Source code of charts
====================
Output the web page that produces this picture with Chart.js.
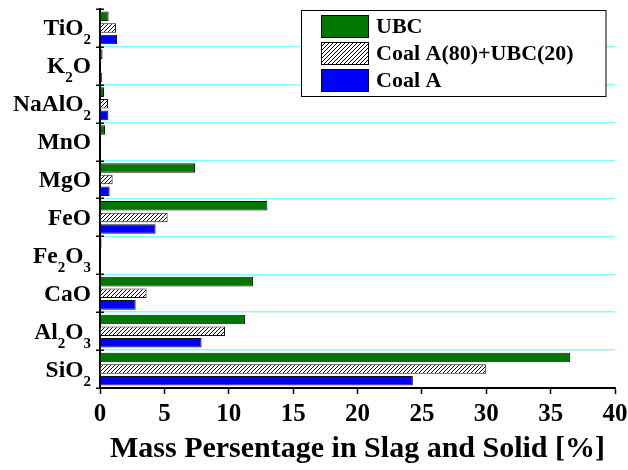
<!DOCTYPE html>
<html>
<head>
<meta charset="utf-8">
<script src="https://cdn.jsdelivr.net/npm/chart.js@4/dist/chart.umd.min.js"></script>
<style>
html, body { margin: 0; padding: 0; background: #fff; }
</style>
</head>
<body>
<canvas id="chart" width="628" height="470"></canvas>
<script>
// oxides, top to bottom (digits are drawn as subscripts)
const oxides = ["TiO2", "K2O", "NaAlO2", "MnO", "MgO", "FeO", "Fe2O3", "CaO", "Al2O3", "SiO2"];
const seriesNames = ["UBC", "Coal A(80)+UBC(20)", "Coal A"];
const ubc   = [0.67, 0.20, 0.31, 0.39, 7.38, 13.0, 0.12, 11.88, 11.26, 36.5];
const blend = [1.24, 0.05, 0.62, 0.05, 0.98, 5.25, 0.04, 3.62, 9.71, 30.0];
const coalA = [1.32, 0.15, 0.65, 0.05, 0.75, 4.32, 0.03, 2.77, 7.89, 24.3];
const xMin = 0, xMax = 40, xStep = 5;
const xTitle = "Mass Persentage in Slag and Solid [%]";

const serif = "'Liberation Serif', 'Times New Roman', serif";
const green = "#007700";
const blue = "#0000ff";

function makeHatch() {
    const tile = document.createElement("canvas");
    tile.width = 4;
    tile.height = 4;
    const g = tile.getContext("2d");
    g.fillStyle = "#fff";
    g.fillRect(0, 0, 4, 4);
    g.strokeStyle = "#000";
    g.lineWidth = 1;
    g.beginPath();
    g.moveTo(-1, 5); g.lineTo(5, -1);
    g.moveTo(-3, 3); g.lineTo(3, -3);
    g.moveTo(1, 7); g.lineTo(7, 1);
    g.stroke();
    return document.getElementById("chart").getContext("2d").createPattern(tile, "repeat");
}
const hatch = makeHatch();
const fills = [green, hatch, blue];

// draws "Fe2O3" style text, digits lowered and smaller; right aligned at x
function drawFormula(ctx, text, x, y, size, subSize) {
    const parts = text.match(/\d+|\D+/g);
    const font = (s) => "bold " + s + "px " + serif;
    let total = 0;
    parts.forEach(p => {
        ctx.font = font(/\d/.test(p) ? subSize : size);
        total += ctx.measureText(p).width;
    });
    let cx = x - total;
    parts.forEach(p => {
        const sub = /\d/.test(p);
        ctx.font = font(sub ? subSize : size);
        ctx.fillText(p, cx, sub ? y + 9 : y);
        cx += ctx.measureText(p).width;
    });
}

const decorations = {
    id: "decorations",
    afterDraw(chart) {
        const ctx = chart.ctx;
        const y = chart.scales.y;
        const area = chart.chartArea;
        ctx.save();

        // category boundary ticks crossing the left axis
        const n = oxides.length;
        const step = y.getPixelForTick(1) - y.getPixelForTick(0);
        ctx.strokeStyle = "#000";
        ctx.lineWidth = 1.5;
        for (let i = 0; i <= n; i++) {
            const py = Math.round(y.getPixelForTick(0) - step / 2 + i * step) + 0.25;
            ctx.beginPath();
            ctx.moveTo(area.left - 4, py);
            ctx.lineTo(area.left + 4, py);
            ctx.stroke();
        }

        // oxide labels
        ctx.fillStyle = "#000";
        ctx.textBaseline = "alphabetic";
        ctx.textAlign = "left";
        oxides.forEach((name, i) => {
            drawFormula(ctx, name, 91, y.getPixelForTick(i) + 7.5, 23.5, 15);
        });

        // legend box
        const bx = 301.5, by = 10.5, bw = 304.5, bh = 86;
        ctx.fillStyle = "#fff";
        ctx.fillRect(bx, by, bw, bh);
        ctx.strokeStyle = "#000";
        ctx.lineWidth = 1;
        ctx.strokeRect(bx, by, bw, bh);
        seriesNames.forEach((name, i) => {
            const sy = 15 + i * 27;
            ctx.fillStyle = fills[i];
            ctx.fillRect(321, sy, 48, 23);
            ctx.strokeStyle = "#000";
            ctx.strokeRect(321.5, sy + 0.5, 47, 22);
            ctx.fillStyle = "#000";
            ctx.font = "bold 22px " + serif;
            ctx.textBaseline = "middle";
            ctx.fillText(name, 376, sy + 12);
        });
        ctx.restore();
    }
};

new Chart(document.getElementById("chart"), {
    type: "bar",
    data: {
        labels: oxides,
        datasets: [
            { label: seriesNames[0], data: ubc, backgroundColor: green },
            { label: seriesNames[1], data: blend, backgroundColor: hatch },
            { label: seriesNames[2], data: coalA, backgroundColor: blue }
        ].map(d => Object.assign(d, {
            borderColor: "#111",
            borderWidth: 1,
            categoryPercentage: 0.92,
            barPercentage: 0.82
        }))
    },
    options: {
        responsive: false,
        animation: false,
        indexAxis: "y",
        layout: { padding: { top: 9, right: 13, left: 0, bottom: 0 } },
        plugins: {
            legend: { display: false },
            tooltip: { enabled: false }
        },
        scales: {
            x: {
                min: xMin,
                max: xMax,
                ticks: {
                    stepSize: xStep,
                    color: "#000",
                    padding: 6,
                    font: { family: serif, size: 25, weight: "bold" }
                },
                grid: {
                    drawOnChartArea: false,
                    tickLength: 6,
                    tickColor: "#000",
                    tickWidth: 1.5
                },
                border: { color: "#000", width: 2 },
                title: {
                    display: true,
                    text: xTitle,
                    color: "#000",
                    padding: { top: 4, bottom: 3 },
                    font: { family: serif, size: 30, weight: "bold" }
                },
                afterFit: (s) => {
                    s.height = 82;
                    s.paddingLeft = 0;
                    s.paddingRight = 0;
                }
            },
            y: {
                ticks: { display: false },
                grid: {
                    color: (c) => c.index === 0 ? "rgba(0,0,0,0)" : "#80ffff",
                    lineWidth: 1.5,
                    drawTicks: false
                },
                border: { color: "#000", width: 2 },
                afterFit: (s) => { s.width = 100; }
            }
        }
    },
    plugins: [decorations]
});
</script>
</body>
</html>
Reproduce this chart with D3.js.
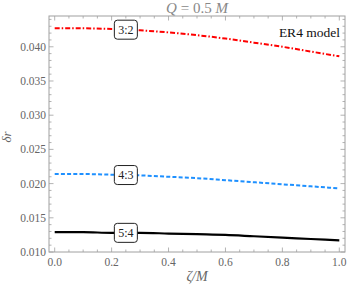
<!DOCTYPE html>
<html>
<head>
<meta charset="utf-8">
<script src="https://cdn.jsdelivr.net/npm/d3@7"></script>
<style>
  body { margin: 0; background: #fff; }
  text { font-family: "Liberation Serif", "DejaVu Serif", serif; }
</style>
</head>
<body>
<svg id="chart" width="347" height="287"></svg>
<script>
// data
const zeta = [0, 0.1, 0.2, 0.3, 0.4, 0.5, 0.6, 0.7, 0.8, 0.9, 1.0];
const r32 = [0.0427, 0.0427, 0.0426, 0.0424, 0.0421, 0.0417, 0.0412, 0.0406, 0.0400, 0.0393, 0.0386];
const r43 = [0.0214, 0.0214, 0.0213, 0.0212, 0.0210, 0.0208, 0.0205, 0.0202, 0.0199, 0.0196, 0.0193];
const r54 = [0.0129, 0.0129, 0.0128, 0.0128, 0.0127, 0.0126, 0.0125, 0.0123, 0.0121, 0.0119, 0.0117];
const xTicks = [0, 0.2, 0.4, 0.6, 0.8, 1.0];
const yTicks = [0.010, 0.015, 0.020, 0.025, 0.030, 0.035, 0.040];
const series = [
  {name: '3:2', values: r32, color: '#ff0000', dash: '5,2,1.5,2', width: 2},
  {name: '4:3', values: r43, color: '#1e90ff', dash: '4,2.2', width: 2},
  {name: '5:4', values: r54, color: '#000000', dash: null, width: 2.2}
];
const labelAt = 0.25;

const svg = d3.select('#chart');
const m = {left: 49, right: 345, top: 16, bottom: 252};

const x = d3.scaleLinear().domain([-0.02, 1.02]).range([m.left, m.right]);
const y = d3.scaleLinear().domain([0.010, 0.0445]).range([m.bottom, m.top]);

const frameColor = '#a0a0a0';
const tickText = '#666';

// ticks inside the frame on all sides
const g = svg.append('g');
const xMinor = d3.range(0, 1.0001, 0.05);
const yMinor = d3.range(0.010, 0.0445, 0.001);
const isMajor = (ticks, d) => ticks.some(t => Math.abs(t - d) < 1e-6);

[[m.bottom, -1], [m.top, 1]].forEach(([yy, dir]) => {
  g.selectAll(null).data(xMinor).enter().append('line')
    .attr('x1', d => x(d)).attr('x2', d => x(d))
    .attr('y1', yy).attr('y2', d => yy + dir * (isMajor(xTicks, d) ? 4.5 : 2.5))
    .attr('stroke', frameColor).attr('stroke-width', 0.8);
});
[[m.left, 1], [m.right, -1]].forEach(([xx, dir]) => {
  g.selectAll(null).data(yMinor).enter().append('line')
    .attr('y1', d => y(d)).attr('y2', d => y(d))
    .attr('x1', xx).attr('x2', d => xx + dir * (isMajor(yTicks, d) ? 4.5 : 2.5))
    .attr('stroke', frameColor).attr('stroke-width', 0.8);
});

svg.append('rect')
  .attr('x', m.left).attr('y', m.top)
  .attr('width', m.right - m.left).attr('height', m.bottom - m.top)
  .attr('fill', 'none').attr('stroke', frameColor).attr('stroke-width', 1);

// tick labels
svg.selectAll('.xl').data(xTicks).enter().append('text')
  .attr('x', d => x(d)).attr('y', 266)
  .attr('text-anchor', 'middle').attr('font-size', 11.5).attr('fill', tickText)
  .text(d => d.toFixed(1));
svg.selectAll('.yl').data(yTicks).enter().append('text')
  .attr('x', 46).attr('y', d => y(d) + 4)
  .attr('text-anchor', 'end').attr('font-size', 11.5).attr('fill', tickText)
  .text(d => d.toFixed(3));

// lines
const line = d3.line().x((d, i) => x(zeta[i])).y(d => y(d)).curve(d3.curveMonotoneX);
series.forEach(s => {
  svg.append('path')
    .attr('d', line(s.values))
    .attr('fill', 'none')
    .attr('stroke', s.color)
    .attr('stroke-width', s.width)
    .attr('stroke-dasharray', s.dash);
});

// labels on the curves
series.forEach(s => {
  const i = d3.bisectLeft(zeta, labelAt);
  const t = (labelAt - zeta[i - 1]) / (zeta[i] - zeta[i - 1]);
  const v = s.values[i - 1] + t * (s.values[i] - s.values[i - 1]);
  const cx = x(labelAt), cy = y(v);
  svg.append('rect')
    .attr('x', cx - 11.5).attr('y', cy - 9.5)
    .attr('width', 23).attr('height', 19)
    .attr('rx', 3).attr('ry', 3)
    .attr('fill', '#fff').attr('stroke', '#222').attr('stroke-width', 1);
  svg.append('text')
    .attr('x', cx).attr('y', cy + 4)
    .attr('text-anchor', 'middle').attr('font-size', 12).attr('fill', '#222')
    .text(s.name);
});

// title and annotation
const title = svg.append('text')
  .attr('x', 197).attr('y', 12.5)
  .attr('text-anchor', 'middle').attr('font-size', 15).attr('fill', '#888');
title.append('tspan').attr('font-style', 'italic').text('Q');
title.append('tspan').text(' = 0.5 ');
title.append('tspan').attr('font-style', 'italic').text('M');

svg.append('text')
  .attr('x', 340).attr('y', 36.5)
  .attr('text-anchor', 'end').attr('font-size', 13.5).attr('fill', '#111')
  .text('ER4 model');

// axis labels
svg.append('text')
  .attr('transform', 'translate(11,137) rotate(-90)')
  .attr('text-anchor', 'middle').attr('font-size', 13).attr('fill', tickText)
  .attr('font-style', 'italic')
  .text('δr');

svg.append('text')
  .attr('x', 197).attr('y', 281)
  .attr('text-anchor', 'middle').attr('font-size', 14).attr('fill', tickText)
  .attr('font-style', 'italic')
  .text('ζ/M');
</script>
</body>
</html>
====================
EXERCISE TASK:
Return every line containing "this".

COMPLETED TASK:
Output the web page that produces this picture with Chart.js.
Reproduce this chart with D3.js.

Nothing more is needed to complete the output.